Les DNVB doivent davantage grandir, se consolider et faire de la croissance pour déstabiliser les grands groupes. Ces derniers accumulent des années d'expérience mais doivent apprendre à collaborer avec les jeunes marques. Cela signifie potentiellement mener des investissements et des rachats ou encore des accords commerciaux et du co-branding. Les grands groupes doivent mieux comprendre le fonctionnement des DNVB pour capter une nouvelle génération de consommateurs. Ils disposent d'actifs importants que les DNVB n'auront jamais ou dans un très long moment, comme une stratégie retail établie par exemple. Finalement, DNVB et grands groupes sont beaucoup plus proches qu'ils ne le pensent. 

Avec la pandémie, les discours englobant la transparence sur la fabrication et la composition des produits se sont généralisés. Dès lors, que devient la légitimité des DNVB sur ce sujet ? 

Effectivement, les marques digitales se retrouvent concurrencées sur ce sujet mais il faut également préciser qu'un discours marketing n'est pas compliqué à mettre en place en soi. En revanche, un discours vrai et authentique qui fait sens à la fois pour le fondateur et les collaborateurs, et in fine pour les consommateurs, est une tâche plus ardue. Et sur ce point, les grands groupes éprouvent plus de difficultés que les DNVB à asseoir leur crédibilité. De leur côté, les consommateurs distinguent de mieux en mieux une marque commerciale d'une marque engagée.  

Le metaverse et les NFT sont l'une des grandes tendances à suivre cette année. Comment les DNVB françaises peuvent-elles s'en emparer ?

A ce stade, ce n'est pas encore un sujet pour les marques DtC françaises. En France, la tendance est suivie de près par notre écosystème start-up, mais globalement, les consommateurs français ne sont pas au fait des usages du metaverse et des NFT. C'est un sujet qui peut intéresser les DNVB françaises, familières de la technologie. Aux Etats-Unis, certaines marques s'engagent dans cette voie comme la marque de céréales Off Limits qui a lancé son NFT de céréales. Avant toute chose, je crois que la marque doit s'appuyer sur une forte notoriété et bénéficier d'une légitimité suffisante pour justifier l'achat d'un NFT par sa communauté de consommateurs. A l'heure actuelle, rares sont les DNVB françaises à jouir d'un tel statut. 

Quels sont les trois prérequis pour lancer sa DNVB en 2022 ? 

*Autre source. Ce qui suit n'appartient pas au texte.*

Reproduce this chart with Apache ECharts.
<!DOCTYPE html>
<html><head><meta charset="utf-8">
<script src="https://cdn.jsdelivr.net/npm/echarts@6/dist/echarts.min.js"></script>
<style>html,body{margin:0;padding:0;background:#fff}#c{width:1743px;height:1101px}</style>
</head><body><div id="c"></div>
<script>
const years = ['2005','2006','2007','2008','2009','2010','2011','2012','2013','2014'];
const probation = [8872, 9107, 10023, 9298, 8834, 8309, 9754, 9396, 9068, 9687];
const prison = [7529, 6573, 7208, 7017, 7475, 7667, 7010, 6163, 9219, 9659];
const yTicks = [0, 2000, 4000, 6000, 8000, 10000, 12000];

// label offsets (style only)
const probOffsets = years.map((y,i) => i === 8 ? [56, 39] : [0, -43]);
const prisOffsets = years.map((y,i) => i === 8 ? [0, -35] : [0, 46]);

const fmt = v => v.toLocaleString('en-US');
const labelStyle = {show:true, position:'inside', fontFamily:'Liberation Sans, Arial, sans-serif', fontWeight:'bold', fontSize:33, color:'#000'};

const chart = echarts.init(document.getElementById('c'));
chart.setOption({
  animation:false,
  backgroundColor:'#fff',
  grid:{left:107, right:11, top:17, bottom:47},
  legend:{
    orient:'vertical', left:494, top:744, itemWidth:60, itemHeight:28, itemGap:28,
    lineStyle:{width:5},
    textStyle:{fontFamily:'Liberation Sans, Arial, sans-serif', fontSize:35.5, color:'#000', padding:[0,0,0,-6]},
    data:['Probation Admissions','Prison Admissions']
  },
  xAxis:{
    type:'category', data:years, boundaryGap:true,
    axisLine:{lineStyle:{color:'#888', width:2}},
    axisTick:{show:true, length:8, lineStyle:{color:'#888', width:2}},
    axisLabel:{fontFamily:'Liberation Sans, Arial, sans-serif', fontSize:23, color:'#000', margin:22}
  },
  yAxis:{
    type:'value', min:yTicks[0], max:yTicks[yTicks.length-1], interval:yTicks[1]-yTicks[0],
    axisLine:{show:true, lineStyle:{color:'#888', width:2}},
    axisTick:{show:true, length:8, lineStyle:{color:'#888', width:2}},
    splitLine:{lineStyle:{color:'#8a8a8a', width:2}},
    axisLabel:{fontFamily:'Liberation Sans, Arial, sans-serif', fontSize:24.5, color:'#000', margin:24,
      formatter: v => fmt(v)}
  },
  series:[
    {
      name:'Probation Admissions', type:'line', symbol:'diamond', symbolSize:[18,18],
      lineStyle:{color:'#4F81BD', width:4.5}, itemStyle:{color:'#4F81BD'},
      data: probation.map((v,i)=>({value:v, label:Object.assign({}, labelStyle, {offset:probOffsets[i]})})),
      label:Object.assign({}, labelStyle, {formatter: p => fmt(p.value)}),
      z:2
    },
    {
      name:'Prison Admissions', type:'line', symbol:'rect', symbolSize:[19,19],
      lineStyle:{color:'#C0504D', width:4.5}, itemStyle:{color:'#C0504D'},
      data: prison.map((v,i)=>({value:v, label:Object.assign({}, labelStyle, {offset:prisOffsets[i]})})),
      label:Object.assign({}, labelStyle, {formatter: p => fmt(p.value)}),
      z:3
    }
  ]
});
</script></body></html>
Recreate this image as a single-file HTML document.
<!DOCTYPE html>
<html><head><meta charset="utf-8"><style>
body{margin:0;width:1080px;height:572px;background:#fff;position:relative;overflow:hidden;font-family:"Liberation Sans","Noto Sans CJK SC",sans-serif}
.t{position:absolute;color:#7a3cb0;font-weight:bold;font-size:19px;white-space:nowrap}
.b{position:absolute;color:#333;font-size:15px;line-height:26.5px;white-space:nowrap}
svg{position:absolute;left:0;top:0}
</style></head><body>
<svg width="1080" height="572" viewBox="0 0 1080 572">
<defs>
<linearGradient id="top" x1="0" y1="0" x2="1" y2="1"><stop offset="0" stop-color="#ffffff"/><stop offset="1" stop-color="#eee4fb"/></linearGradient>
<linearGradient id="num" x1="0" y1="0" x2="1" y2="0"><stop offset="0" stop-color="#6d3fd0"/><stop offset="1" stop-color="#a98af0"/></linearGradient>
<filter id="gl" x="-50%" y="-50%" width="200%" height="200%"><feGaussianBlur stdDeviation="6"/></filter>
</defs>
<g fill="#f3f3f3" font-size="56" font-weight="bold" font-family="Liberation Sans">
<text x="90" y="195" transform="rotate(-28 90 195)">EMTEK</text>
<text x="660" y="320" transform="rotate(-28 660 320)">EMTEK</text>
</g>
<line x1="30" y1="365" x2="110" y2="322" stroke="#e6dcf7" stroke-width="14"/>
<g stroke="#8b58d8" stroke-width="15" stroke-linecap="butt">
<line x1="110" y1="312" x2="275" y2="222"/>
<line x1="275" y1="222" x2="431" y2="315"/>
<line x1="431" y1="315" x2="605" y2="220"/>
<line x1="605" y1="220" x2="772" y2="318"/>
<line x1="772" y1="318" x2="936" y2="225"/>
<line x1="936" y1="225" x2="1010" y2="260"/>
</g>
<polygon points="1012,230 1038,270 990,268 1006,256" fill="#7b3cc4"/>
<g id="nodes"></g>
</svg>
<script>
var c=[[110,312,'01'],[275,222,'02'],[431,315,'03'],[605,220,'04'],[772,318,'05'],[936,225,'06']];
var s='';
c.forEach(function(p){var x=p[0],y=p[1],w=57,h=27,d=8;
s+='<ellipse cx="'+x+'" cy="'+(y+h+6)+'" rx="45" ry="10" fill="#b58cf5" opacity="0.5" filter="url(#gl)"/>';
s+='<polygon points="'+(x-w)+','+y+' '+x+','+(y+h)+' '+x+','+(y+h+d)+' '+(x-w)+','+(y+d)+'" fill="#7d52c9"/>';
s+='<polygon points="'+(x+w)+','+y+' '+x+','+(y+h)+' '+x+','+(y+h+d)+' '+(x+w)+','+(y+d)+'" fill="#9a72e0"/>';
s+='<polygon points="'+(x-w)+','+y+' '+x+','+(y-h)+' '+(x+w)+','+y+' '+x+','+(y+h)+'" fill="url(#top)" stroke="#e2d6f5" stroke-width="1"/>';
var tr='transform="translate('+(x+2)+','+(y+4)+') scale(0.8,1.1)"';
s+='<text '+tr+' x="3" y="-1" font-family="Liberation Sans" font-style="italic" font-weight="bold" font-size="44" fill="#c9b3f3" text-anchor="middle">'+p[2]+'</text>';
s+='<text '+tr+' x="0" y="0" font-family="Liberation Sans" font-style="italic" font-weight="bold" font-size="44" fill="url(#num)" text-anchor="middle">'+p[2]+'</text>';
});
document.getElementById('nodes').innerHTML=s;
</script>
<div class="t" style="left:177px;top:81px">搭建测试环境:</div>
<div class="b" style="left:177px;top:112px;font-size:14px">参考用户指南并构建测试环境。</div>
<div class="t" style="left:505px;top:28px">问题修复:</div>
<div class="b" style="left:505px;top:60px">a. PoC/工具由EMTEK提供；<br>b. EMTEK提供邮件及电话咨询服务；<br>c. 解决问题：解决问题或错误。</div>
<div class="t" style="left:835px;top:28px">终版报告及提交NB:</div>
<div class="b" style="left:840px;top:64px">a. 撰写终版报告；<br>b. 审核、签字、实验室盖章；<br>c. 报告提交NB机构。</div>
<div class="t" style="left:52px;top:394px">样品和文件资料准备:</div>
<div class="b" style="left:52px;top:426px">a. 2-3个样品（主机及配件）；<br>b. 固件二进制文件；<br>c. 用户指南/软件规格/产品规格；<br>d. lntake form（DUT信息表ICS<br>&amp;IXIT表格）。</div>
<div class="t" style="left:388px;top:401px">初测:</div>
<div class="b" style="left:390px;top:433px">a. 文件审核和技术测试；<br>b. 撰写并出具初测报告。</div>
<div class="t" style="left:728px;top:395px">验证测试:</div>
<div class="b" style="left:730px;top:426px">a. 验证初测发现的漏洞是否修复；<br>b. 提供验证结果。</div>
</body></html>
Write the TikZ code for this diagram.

La marge brute reste un prérequis fondamental et immuable qui devient de plus en plus compliqué à gérer en raison du coût des matières premières notamment. Une marque doit être capable d'enregistrer une marge supérieure à 75-80%. Par ailleurs, l'omnicanalité est devenue un enjeu clé depuis la pandémie. Une marque ne peut plus seulement évoluer en ligne. L'omnicanalité doit être pensée dès le départ en termes de marge brute, de typologie de produit, de prix, de packaging. Enfin, les coûts d'acquisition augmentant très fortement, l'audience sur les réseaux sociaux se réduit pour certaines marques et la pandémie a vu apparaître encore plus d'acteurs sur les plateformes sociales. Par ailleurs, les trackings sont de plus en plus difficiles à identifier et analyser. Il est donc primordial que la marque maîtrise ses propres actifs comme son taux de conversion, le temps de chargement de son site, le panier moyen, la marge brute. Aujourd'hui, plus que jamais, les marques doivent réduire leur dépendance aux réseaux sociaux.

Vincent Redrado est le Fondateur & Président de Digital Native Group, le spécialiste des marques Direct-To-Consumer. Entrepreneur depuis 10 ans, sa première société, thetops, était une marketplace de DNVB revendue en 2017. Depuis, Vincent se passionne pour les modes de consommation de demain. Passionné par l'entrepreneuriat, Vincent a co-écrit un livre sur l'entrepreneuriat jeune : Jeunes, Créez votre entreprise aux éditions Dunod.